Sentencing; Scoring of OV 1; MCL 777.31(1)(c); People v Brown; Consideration of acquitted conduct; People v Beck; Proportionality of a within-guidelines sentence; Consideration of defendant’s youth; People v Eads; Unusual circumstance to overcome the presumption of proportionality; People v Piotrowski; Consecutive sentencing

Summary

Finding no factual basis for the trial court’s scoring of 15 points for OV 1 on remand, the court again vacated defendant’s sentences for first-degree home invasion and conspiracy to commit it and again remanded for resentencing. But it concluded he did “not overcome the presumption that his within-guidelines sentence” for his armed robbery conviction was proportionate. Thus, it affirmed his 180 to 300-month armed robbery sentence. This appeal followed a second remand for resentencing.

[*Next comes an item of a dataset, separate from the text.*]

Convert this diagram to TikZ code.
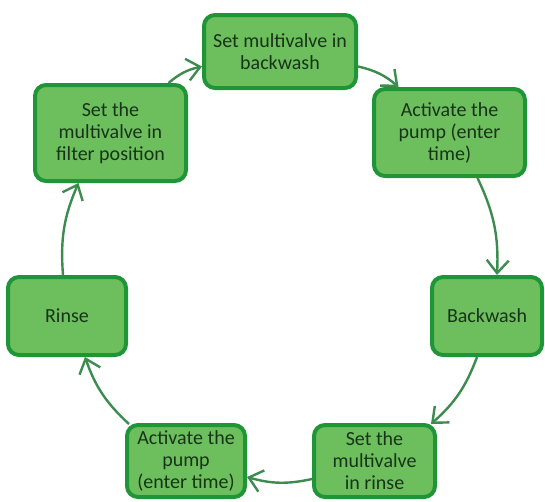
\documentclass[tikz,border=0pt]{standalone}
\usepackage{fontspec}
\setmainfont{Carlito}
\usetikzlibrary{arrows.meta}
\definecolor{boxfill}{HTML}{6DBE5C}
\definecolor{boxline}{HTML}{1E9638}
\definecolor{flowline}{HTML}{3B8C4E}
\definecolor{boxtext}{HTML}{173419}
\begin{document}
\begin{tikzpicture}[x=1pt,y=1pt,
  stepbox/.style={draw=boxline, fill=boxfill, line width=4pt, rounded corners=11pt,
    align=center, text=boxtext, inner sep=2pt,
    font=\fontsize{20}{22}\selectfont},
  flow/.style={draw=flowline, line width=2.4pt,
    -{Straight Barb[length=13pt,width=22pt,line width=2.4pt]}, bend left=14}]
\useasboundingbox (0,0) rectangle (545,-501);
% the seven steps of the backwash cycle
\node[stepbox, minimum width=152pt, minimum height=73pt] (top) at (280,-51.5) {Set multivalve in\\backwash};
\node[stepbox, minimum width=151pt, minimum height=87pt] (act) at (449.5,-132.5) {Activate the\\pump (enter\\time)};
\node[stepbox, minimum width=110pt, minimum height=78pt] (back) at (487,-316) {Backwash};
\node[stepbox, minimum width=121pt, minimum height=72pt] (setrinse) at (374.5,-461) {Set the\\multivalve\\in rinse};
\node[stepbox, minimum width=118pt, minimum height=72pt] (pump) at (186,-461) {Activate the\\pump\\(enter time)};
\node[stepbox, minimum width=118pt, minimum height=78pt] (rinse) at (67,-316) {Rinse};
\node[stepbox, minimum width=151pt, minimum height=96pt] (filter) at (110.5,-133) {Set the\\multivalve in\\filter position};
% connectors, clockwise
\draw[flow] ([xshift=58pt]filter.north) to ([yshift=-15pt]top.west);
\draw[flow] ([yshift=-15pt]top.east) to ([xshift=-51pt]act.north);
\draw[flow] ([xshift=28pt]act.south) to ([xshift=10pt]back.north);
\draw[flow] ([xshift=-10pt]back.south) to ([xshift=-6pt,yshift=-1pt]setrinse.north east);
\draw[flow] ([yshift=-18pt]setrinse.west) to ([yshift=-16pt]pump.east);
\draw[flow] ([xshift=4pt,yshift=-1pt]pump.north west) to ([xshift=18pt]rinse.south);
\draw[flow] ([xshift=-4pt]rinse.north) to ([xshift=-32pt]filter.south);
\end{tikzpicture}
\end{document}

Defendant was acquitted of other offenses, and in prior appeals the court “vacated both the original sentence and the sentence imposed after the first remand because the trial court impermissibly considered acquitted conduct.” In this appeal, it concluded the trial court’s findings in scoring OV 1 fell short of its prior “directive to identify whether a specific fact or circumstance was relevant to both the acquitted and convicted charges such that the fact or circumstance could properly support points for OV 1. Although the [trial] court acknowledged that it could not rely on [victim-Albert’s] death under Beck and appeared to apply Brown in concluding that ‘the overlap and the relevant conduct’ supported an assessment of 15 points, it failed to articulate what specific overlapping conduct justified that assessment.” Given the court’s prior “holding that ‘defendant simply cannot be held criminally responsible for [Albert’s] death in any way, including at sentencing,’ . . . and the [trial] court’s own finding that no record evidence established that defendant possessed a weapon,” the court could not “discern the factual basis for the 15-point score.” But as to his armed robbery sentence, defendant did not identify any “unusual circumstances rebutting the proportionality presumption.” The court noted that his “lack of criminal history was accounted for in the scoring of the” PRVs. He did not assert “the trial court considered acquitted conduct” in scoring the guidelines for this conviction, or “explain how his acquittals render his within-guidelines sentence disproportionate.” He was 17 at the time of the crimes, and he contended his sentence was “disproportionate because the trial court failed to consider his youth and its attendant circumstances as mitigating factors at sentencing.” But the court held in Piotrowski that the defendant’s age (17 at the time of the crime) did not constitute “an unusual circumstance sufficient to overcome the presumption of proportionality.”